### Task inputs

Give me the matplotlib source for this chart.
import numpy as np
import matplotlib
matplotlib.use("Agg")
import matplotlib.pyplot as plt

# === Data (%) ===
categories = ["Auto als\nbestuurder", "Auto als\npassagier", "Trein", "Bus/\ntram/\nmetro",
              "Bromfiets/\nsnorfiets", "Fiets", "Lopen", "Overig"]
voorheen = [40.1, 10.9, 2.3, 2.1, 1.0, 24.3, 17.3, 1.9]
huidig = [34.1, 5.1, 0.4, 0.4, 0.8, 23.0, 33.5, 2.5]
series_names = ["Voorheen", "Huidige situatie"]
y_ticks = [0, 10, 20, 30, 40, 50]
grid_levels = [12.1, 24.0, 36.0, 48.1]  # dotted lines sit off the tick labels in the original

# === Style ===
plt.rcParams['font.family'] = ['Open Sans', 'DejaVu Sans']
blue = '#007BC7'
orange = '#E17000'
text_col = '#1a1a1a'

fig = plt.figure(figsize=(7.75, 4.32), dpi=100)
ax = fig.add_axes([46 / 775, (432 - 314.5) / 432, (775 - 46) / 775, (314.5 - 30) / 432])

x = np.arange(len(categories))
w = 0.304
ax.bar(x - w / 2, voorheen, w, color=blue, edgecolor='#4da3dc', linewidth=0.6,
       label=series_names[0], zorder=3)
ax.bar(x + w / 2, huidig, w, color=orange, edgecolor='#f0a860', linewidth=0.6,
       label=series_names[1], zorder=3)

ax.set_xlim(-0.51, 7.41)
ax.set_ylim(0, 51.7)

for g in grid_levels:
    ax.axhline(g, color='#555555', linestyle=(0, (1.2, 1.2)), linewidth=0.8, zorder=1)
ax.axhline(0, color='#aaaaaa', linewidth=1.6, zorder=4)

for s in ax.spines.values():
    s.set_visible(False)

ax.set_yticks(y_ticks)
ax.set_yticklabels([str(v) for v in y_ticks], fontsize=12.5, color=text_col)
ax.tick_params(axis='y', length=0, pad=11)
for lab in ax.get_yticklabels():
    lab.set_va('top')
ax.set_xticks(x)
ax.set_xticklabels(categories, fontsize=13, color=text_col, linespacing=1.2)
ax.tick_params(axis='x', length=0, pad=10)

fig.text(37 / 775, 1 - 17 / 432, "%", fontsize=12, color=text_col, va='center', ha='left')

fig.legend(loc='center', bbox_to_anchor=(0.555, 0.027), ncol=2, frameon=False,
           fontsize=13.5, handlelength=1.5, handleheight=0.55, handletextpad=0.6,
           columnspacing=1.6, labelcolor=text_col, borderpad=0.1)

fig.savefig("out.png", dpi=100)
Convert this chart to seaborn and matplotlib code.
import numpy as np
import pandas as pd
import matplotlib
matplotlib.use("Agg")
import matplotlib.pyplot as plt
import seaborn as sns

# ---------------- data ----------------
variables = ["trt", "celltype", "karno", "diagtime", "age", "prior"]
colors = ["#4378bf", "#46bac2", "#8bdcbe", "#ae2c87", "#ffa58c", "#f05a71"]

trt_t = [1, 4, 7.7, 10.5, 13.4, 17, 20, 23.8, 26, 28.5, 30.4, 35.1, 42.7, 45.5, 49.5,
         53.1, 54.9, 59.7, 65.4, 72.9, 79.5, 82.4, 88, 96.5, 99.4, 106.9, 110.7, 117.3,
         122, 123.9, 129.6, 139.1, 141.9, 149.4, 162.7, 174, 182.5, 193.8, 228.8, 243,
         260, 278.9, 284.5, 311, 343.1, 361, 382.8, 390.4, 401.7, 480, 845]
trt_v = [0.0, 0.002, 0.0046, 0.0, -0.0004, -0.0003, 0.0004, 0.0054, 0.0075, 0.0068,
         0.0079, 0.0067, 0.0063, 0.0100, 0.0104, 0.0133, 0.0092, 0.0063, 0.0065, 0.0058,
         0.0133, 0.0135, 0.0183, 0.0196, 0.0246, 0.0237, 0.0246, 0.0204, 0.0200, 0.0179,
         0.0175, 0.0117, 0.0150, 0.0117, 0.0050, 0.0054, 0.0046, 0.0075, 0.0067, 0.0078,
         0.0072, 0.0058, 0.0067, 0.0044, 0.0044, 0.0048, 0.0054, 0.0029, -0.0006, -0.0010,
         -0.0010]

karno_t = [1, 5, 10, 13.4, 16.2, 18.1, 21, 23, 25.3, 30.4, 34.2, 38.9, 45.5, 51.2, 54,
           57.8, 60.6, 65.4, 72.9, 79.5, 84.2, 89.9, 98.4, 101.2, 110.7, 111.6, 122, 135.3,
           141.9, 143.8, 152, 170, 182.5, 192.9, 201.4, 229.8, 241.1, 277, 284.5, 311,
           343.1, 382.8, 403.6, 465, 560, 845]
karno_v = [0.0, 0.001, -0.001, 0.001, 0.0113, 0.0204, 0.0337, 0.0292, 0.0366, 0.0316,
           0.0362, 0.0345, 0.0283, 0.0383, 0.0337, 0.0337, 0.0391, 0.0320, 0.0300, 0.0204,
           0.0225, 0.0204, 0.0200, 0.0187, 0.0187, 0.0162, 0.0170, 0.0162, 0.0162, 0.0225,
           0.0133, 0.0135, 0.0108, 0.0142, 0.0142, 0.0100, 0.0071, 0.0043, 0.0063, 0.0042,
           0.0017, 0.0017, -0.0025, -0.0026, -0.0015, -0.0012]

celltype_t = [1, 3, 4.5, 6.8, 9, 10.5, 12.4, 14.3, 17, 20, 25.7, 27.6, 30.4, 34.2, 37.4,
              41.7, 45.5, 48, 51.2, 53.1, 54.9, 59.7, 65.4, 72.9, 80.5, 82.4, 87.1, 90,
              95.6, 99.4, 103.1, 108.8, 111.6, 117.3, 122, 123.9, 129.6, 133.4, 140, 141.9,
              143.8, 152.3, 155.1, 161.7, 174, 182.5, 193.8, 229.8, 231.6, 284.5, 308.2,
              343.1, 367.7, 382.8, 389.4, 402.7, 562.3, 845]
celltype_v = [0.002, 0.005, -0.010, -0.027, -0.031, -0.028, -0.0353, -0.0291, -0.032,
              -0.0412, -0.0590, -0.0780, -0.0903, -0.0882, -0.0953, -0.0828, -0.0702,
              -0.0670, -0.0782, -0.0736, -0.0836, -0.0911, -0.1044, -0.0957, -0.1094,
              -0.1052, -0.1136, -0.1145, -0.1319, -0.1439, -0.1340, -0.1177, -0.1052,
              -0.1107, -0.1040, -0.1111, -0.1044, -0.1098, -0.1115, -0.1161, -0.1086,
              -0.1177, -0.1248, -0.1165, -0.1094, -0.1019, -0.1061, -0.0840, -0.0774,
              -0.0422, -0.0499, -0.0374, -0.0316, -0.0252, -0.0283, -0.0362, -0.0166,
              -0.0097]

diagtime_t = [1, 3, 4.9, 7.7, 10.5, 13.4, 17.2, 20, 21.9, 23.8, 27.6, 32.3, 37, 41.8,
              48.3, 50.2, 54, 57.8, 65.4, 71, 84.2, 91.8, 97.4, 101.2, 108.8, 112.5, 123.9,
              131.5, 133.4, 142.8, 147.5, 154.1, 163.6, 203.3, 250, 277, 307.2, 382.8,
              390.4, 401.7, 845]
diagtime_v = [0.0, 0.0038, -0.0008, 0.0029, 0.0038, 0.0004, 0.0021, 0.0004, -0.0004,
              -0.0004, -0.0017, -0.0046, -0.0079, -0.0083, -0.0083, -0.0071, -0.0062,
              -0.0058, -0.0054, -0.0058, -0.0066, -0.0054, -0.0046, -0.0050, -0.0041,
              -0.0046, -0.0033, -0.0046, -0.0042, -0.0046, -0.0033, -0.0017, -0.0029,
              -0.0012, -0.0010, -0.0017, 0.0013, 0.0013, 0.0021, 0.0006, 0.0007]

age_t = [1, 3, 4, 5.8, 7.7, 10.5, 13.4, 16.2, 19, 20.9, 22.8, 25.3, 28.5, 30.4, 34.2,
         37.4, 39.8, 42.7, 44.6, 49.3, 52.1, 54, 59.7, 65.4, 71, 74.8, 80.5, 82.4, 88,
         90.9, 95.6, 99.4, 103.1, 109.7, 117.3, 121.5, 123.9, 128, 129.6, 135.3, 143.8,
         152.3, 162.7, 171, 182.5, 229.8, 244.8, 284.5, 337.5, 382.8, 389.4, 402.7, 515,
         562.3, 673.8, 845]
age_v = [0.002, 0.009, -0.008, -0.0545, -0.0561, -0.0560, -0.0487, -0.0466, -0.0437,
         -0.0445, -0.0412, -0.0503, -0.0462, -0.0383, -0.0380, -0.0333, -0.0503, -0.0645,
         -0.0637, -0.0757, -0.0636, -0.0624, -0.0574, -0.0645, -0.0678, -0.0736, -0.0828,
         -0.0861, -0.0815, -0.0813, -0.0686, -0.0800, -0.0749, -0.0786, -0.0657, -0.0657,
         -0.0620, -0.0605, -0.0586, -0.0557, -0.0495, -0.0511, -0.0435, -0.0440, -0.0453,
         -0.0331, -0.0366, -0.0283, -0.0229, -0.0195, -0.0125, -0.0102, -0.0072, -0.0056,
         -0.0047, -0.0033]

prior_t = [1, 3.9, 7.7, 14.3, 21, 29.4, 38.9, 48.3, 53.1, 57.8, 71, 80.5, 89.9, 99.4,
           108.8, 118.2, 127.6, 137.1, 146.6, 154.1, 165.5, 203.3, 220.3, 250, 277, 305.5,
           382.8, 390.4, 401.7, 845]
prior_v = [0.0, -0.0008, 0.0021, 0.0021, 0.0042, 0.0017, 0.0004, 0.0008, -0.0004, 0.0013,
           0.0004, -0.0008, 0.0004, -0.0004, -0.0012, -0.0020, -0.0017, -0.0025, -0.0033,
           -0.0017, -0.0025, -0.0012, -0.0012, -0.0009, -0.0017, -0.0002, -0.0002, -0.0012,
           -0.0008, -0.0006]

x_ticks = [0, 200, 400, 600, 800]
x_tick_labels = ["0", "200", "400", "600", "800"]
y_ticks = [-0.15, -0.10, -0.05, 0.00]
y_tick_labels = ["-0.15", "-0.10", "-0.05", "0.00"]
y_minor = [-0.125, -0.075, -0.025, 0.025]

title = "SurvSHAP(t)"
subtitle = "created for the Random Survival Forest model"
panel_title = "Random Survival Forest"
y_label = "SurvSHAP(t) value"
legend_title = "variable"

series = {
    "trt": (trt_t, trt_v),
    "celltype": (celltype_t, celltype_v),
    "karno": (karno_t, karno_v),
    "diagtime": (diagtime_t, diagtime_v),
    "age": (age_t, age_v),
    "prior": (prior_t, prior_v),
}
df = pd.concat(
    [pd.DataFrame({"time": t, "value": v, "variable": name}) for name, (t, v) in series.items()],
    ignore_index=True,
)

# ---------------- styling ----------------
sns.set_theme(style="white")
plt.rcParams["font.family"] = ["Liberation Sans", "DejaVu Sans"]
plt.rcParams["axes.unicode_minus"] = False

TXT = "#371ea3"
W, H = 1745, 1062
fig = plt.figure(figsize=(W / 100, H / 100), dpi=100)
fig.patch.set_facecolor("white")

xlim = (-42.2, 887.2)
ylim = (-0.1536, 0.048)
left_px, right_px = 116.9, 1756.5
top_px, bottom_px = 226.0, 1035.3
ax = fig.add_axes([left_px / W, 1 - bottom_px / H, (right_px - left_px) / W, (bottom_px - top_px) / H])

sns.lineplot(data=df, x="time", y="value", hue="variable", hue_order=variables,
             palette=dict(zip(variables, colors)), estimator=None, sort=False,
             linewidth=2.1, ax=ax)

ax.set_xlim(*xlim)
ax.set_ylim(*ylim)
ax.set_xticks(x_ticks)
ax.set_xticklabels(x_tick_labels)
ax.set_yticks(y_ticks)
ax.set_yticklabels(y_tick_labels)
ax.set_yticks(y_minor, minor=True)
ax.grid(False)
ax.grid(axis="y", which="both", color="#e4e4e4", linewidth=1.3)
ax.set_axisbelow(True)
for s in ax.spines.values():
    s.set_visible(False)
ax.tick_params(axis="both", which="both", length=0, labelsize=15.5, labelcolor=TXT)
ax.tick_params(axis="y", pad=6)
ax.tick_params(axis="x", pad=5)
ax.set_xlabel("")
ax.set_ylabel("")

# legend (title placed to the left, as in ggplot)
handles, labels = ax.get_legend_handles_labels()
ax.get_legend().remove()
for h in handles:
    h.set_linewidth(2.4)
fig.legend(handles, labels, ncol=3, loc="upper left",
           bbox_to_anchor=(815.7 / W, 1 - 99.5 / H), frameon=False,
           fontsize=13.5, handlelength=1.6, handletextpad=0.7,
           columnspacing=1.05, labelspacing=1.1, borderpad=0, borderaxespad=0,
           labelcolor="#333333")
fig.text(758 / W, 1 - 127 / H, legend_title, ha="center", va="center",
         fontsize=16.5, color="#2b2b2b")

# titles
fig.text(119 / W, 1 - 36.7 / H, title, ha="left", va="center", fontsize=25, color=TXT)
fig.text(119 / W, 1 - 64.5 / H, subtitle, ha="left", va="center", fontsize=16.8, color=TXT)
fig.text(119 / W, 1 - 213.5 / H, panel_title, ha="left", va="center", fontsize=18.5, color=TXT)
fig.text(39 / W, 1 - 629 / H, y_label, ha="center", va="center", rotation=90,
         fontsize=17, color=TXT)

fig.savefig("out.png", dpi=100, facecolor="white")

######

→ **What the exercise asks**:
Repeat the records above line by line, from the first line through the line that contains "text_col = '#1a1a1a'".

→ **Solved problem**:
Give me the matplotlib source for this chart.
import numpy as np
import matplotlib
matplotlib.use("Agg")
import matplotlib.pyplot as plt

# === Data (%) ===
categories = ["Auto als\nbestuurder", "Auto als\npassagier", "Trein", "Bus/\ntram/\nmetro",
              "Bromfiets/\nsnorfiets", "Fiets", "Lopen", "Overig"]
voorheen = [40.1, 10.9, 2.3, 2.1, 1.0, 24.3, 17.3, 1.9]
huidig = [34.1, 5.1, 0.4, 0.4, 0.8, 23.0, 33.5, 2.5]
series_names = ["Voorheen", "Huidige situatie"]
y_ticks = [0, 10, 20, 30, 40, 50]
grid_levels = [12.1, 24.0, 36.0, 48.1]  # dotted lines sit off the tick labels in the original

# === Style ===
plt.rcParams['font.family'] = ['Open Sans', 'DejaVu Sans']
blue = '#007BC7'
orange = '#E17000'
text_col = '#1a1a1a'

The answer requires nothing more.